* **Data segment**
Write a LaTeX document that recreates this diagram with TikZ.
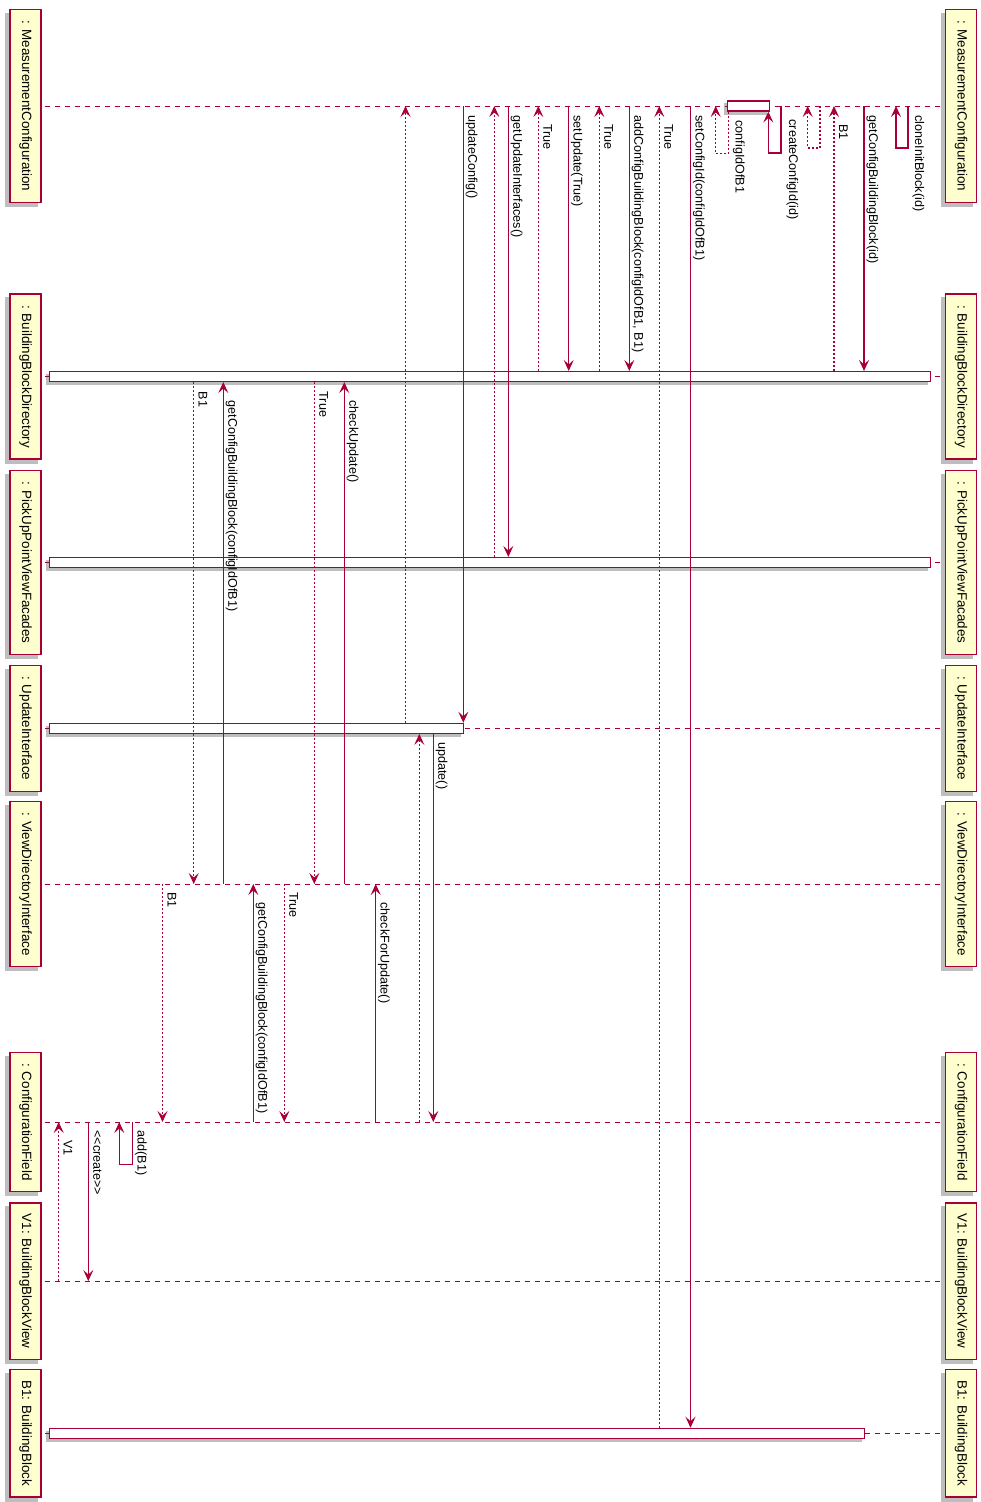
\documentclass[tikz,border=0pt]{standalone}
\usepackage{fontspec}
\setmainfont{Liberation Sans}
\usepackage{tikz}
\usetikzlibrary{arrows.meta,calc,backgrounds}

\definecolor{umlred}{RGB}{168,0,54}
\definecolor{umlfill}{RGB}{254,254,206}
\definecolor{umlshadow}{RGB}{190,190,190}

\begin{document}
\begin{tikzpicture}[
    x=1pt, y=-1pt,
    participant/.style={rectangle, draw=umlred, fill=umlfill, line width=1.3pt, rotate=-90,
        minimum height=31pt, inner xsep=11pt, inner ysep=0pt, font=\fontsize{13.4}{16}\selectfont},
    lifeline/.style={draw=umlred, line width=1pt, dash pattern=on 5pt off 5pt, shorten <=3pt, shorten >=3pt},
    activation/.style={rectangle, draw=umlred, fill=white, line width=1.1pt, inner sep=0pt, minimum height=10pt, anchor=west},
    call/.style={draw=umlred, line width=1.1pt, -{Stealth[length=11pt, width=10pt, inset=4.5pt]}},
    reply/.style={call, dash pattern=on 2pt off 2pt},
    msg/.style={rotate=-90, anchor=base west, inner sep=0pt, font=\fontsize{12.6}{15}\selectfont}
]
\useasboundingbox (0,0) rectangle (980,1502);

% Participants
\node[participant] (mc-l) at (25.5,106) {: MeasurementConfiguration};
\node[participant] (mc-r) at (961,106) {: MeasurementConfiguration};
\node[participant] (bbd-l) at (25.5,376.5) {: BuildingBlockDirectory};
\node[participant] (bbd-r) at (961,376.5) {: BuildingBlockDirectory};
\node[participant] (pu-l) at (25.5,562.5) {: PickUpPointViewFacades};
\node[participant] (pu-r) at (961,562.5) {: PickUpPointViewFacades};
\node[participant] (ui-l) at (25.5,728.3) {: UpdateInterface};
\node[participant] (ui-r) at (961,728.3) {: UpdateInterface};
\node[participant] (vdi-l) at (25.5,884) {: ViewDirectoryInterface};
\node[participant] (vdi-r) at (961,884) {: ViewDirectoryInterface};
\node[participant] (cf-l) at (25.5,1122) {: ConfigurationField};
\node[participant] (cf-r) at (961,1122) {: ConfigurationField};
\node[participant] (vone-l) at (25.5,1281) {V1: BuildingBlockView};
\node[participant] (vone-r) at (961,1281) {V1: BuildingBlockView};
\node[participant] (bone-l) at (25.5,1433.3) {B1: BuildingBlock};
\node[participant] (bone-r) at (961,1433.3) {B1: BuildingBlock};

% Lifelines
\foreach \p in {mc,bbd,pu,ui,vdi,cf,vone,bone}
    \draw[lifeline] (\p-l) -- (\p-r);

% Activations
\node[activation, minimum width=42pt] (mcAct) at (727.3,106) {};
\node[activation, minimum width=881pt] (bbdAct) at (49,376.5) {};
\node[activation, minimum width=881pt] (puAct) at (49,562.5) {};
\node[activation, minimum width=414pt] (uiAct) at (49,728.3) {};
\node[activation, minimum width=815pt] (boneAct) at (49,1433.3) {};

% Shadows
\begin{scope}[on background layer]
\foreach \p in {mc,bbd,pu,ui,vdi,cf,vone,bone} {
    \fill[umlshadow] ($(\p-l.north west)+(-4,4)$) rectangle ($(\p-l.south east)+(-4,4)$);
    \fill[umlshadow] ($(\p-r.north west)+(-4,4)$) rectangle ($(\p-r.south east)+(-4,4)$);
}
\foreach \a in {mcAct,bbdAct,puAct,uiAct,boneAct}
    \fill[umlshadow] ($(\a.north west)+(-3,3)$) rectangle ($(\a.south east)+(-3,3)$);
\end{scope}

% Messages (time runs from right to left)
\draw[call] (908,0 |- mc-l) -- ++(0,42) -- ++(-12,0) -- (896,0 |- mc-l)
    node[msg] at ($(908,0 |- mc-l)+(7,9)$) {cloneInitBlock(id)};
\draw[call] (864,0 |- mc-l) -- (864,0 |- bbdAct.north)
    node[msg] at ($(864,0 |- mc-l)+(5,9)$) {getConfigBuildingBlock(id)};
\draw[reply] (834,0 |- bbdAct.north) -- (834,0 |- mc-l)
    node[msg] at ($(834,0 |- mc-l)+(5,18)$) {B1};
\draw[reply] (820,0 |- mc-l) -- ++(0,42) -- ++(-12.3,0) -- (807.7,0 |- mc-l);
\draw[call] (781,0 |- mc-l) -- ++(0,47) -- ++(-12.7,0) -- (768.3,0 |- mcAct.south)
    node[msg] at ($(781,0 |- mc-l)+(8,13)$) {createConfigId(id)};
\draw[reply] (728.3,0 |- mcAct.south) -- ++(0,41.7) -- ++(-12.6,0) -- (715.7,0 |- mc-l)
    node[msg] at ($(728.3,0 |- mc-l)+(7.2,14)$) {configIdOfB1};
\draw[call] (690.5,0 |- mc-l) -- (690.5,0 |- boneAct.north)
    node[msg] at ($(690.5,0 |- mc-l)+(5,9)$) {setConfigId(configIdOfB1)};
\draw[reply] (659.3,0 |- boneAct.north) -- (659.3,0 |- mc-l)
    node[msg] at ($(659.3,0 |- mc-l)+(5,18)$) {True};
\draw[call] (629.3,0 |- mc-l) -- (629.3,0 |- bbdAct.north)
    node[msg] at ($(629.3,0 |- mc-l)+(5,9)$) {addConfigBuildingBlock(configIdOfB1, B1)};
\draw[reply] (599.3,0 |- bbdAct.north) -- (599.3,0 |- mc-l)
    node[msg] at ($(599.3,0 |- mc-l)+(5,18)$) {True};
\draw[call] (568.7,0 |- mc-l) -- (568.7,0 |- bbdAct.north)
    node[msg] at ($(568.7,0 |- mc-l)+(5,9)$) {setUpdate(True)};
\draw[reply] (538.3,0 |- bbdAct.north) -- (538.3,0 |- mc-l)
    node[msg] at ($(538.3,0 |- mc-l)+(5,18)$) {True};
\draw[call] (508.3,0 |- mc-l) -- (508.3,0 |- puAct.north)
    node[msg] at ($(508.3,0 |- mc-l)+(5,9)$) {getUpdateInterfaces()};
\draw[reply] (494.3,0 |- puAct.north) -- (494.3,0 |- mc-l);
\draw[call] (463.3,0 |- mc-l) -- (463.3,0 |- uiAct.north)
    node[msg] at ($(463.3,0 |- mc-l)+(5,9)$) {updateConfig()};
\draw[call] (433.3,0 |- uiAct.south) -- (433.3,0 |- cf-l)
    node[msg] at ($(433.3,0 |- uiAct.south)+(5,8)$) {update()};
\draw[reply] (419.3,0 |- cf-l) -- (419.3,0 |- uiAct.south);
\draw[reply] (405.5,0 |- uiAct.north) -- (405.5,0 |- mc-l);
\draw[call] (375.7,0 |- cf-l) -- (375.7,0 |- vdi-l)
    node[msg] at ($(375.7,0 |- vdi-l)+(5,18)$) {checkForUpdate()};
\draw[call] (344.3,0 |- vdi-l) -- (344.3,0 |- bbdAct.south)
    node[msg] at ($(344.3,0 |- bbdAct.south)+(5,18)$) {checkUpdate()};
\draw[reply] (314.3,0 |- bbdAct.south) -- (314.3,0 |- vdi-l)
    node[msg] at ($(314.3,0 |- bbdAct.south)+(5,9)$) {True};
\draw[reply] (284.3,0 |- vdi-l) -- (284.3,0 |- cf-l)
    node[msg] at ($(284.3,0 |- vdi-l)+(5,8)$) {True};
\draw[call] (253.3,0 |- cf-l) -- (253.3,0 |- vdi-l)
    node[msg] at ($(253.3,0 |- vdi-l)+(5,18)$) {getConfigBuildingBlock(configIdOfB1)};
\draw[call] (223.3,0 |- vdi-l) -- (223.3,0 |- bbdAct.south)
    node[msg] at ($(223.3,0 |- bbdAct.south)+(5,18)$) {getConfigBuildingBlock(configIdOfB1)};
\draw[reply] (193.7,0 |- bbdAct.south) -- (193.7,0 |- vdi-l)
    node[msg] at ($(193.7,0 |- bbdAct.south)+(5,9)$) {B1};
\draw[reply] (162.5,0 |- vdi-l) -- (162.5,0 |- cf-l)
    node[msg] at ($(162.5,0 |- vdi-l)+(5,8)$) {B1};
\draw[call] (132.3,0 |- cf-l) -- ++(0,42.3) -- ++(-13,0) -- (119.3,0 |- cf-l)
    node[msg] at ($(132.3,0 |- cf-l)+(5.3,8)$) {add(B1)};
\draw[call] (88.3,0 |- cf-l) -- (88.3,0 |- vone-l)
    node[msg] at ($(88.3,0 |- cf-l)+(5,8)$) {<{}<create>{}>};
\draw[reply] (58.7,0 |- vone-l) -- (58.7,0 |- cf-l)
    node[msg] at ($(58.7,0 |- cf-l)+(5,18)$) {V1};

\end{tikzpicture}
\end{document}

* **What the task asks**
Up to and including the line with "(0,0) rectangle (980,1502);", copy the data above from its first line. Skip pictures.

* **Correct answer**
Write a LaTeX document that recreates this diagram with TikZ.
\documentclass[tikz,border=0pt]{standalone}
\usepackage{fontspec}
\setmainfont{Liberation Sans}
\usepackage{tikz}
\usetikzlibrary{arrows.meta,calc,backgrounds}

\definecolor{umlred}{RGB}{168,0,54}
\definecolor{umlfill}{RGB}{254,254,206}
\definecolor{umlshadow}{RGB}{190,190,190}

\begin{document}
\begin{tikzpicture}[
    x=1pt, y=-1pt,
    participant/.style={rectangle, draw=umlred, fill=umlfill, line width=1.3pt, rotate=-90,
        minimum height=31pt, inner xsep=11pt, inner ysep=0pt, font=\fontsize{13.4}{16}\selectfont},
    lifeline/.style={draw=umlred, line width=1pt, dash pattern=on 5pt off 5pt, shorten <=3pt, shorten >=3pt},
    activation/.style={rectangle, draw=umlred, fill=white, line width=1.1pt, inner sep=0pt, minimum height=10pt, anchor=west},
    call/.style={draw=umlred, line width=1.1pt, -{Stealth[length=11pt, width=10pt, inset=4.5pt]}},
    reply/.style={call, dash pattern=on 2pt off 2pt},
    msg/.style={rotate=-90, anchor=base west, inner sep=0pt, font=\fontsize{12.6}{15}\selectfont}
]
\useasboundingbox (0,0) rectangle (980,1502);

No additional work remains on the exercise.